*WHAT YOU ARE ASKED TO DO:* Where the data below has the string "draw", return the whole line.
------------------------------
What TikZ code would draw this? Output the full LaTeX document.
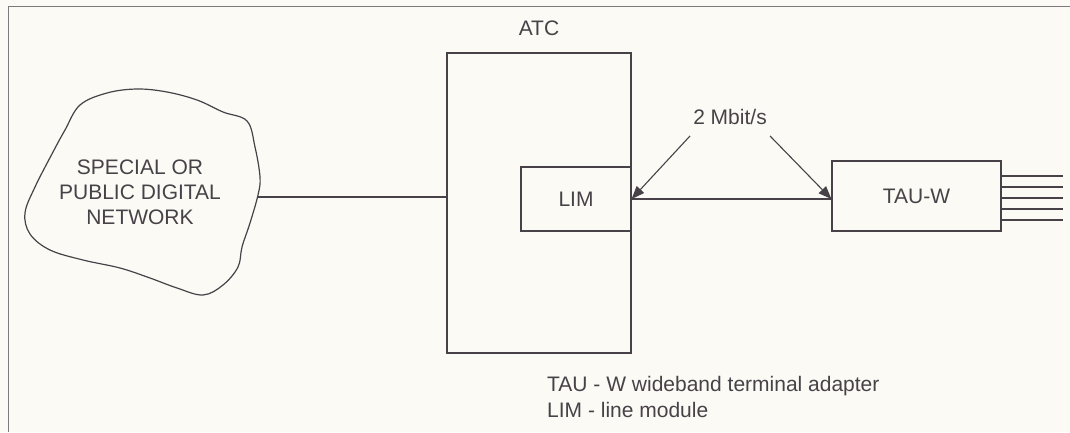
\documentclass[tikz,border=0pt]{standalone}
\usepackage{fontspec}
\setmainfont{Liberation Sans}
\usetikzlibrary{positioning,arrows.meta}
\definecolor{ink}{RGB}{72,66,72}
\definecolor{paper}{RGB}{251,250,245}
\definecolor{rule}{RGB}{125,120,125}
\tikzset{
  blk/.style={draw=ink, line width=1.2pt, font=\fontsize{21}{25}\selectfont, text=ink, inner sep=3pt},
  lbl/.style={font=\fontsize{21}{25}\selectfont, text=ink, inner sep=3pt},
  wire/.style={draw=ink, line width=1.2pt},
  ra/.style={-{Triangle[length=13pt,width=10pt]}, ink, line width=1.1pt},
}

\begin{document}
\begin{tikzpicture}[x=1pt, y=-1pt, node distance=13pt]
\fill[paper] (0,0) rectangle (1070,432);
\useasboundingbox (0,0) rectangle (1070,432);
%% ---- the frame (only top and left show)
\draw[rule, line width=1pt] (8,432) -- (8,6) -- (1070,6);

%% ---- the network, a cloud
\draw[wire] plot[smooth cycle, tension=0.6] coordinates {
  (53,152) (65,130) (80,105) (107,93) (137,89) (167,92) (197,100) (223,112)
  (247,121) (255,147) (260,177) (258,195) (250,223) (242,247) (238,267)
  (223,285) (203,295) (177,288) (150,278) (120,268) (83,260) (50,250)
  (30,234) (25,213) (35,187)};
\node[lbl, align=center] (net) at (140,192) {SPECIAL OR\\PUBLIC DIGITAL\\NETWORK};
\coordinate (netE) at (258,197);

%% ---- exchange and its line module
\node[blk, minimum width=184pt, minimum height=300pt] (atc) at (539,203) {};
\node[lbl, above=13pt of atc] (atcLbl) {ATC};
\coordinate (mid) at (0,199);
\node[blk, minimum width=110pt, minimum height=64pt, anchor=east] (lim) at (atc.east |- mid) {LIM};

%% ---- wideband terminal adapter
\node[blk, minimum width=169pt, minimum height=70pt] (tau) at (916.5,196) {TAU-W};

\draw[wire] (netE) -- (atc.west |- netE);
\draw[wire] (lim.east) -- (tau.west |- lim.east);
\foreach \y [count=\i] in {176,187,198,209,220} {
  \coordinate (out\i) at (1063,\y);
  \draw[wire] (tau.east |- out\i) -- (out\i);
}

%% ---- the 2 Mbit/s link
\node[lbl] (rate) at (730,117) {2 Mbit/s};
\draw[ra] ([yshift=-8pt]rate.south west) -- (lim.east);
\draw[ra] ([yshift=-8pt]rate.south east) -- (tau.west |- lim.east);

%% ---- key
\node[lbl, anchor=base west] (keyTau) at (544,391.7) {TAU - W wideband terminal adapter};
\node[lbl, anchor=base west] (keyLim) at (544,417.3) {LIM - line module};
\end{tikzpicture}
\end{document}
------------------------------
*RESPONSE TO THE TASK:*
What TikZ code would draw this? Output the full LaTeX document.
  blk/.style={draw=ink, line width=1.2pt, font=\fontsize{21}{25}\selectfont, text=ink, inner sep=3pt},
  wire/.style={draw=ink, line width=1.2pt},
\draw[rule, line width=1pt] (8,432) -- (8,6) -- (1070,6);
\draw[wire] plot[smooth cycle, tension=0.6] coordinates {
\draw[wire] (netE) -- (atc.west |- netE);
\draw[wire] (lim.east) -- (tau.west |- lim.east);
  \draw[wire] (tau.east |- out\i) -- (out\i);
\draw[ra] ([yshift=-8pt]rate.south west) -- (lim.east);
\draw[ra] ([yshift=-8pt]rate.south east) -- (tau.west |- lim.east);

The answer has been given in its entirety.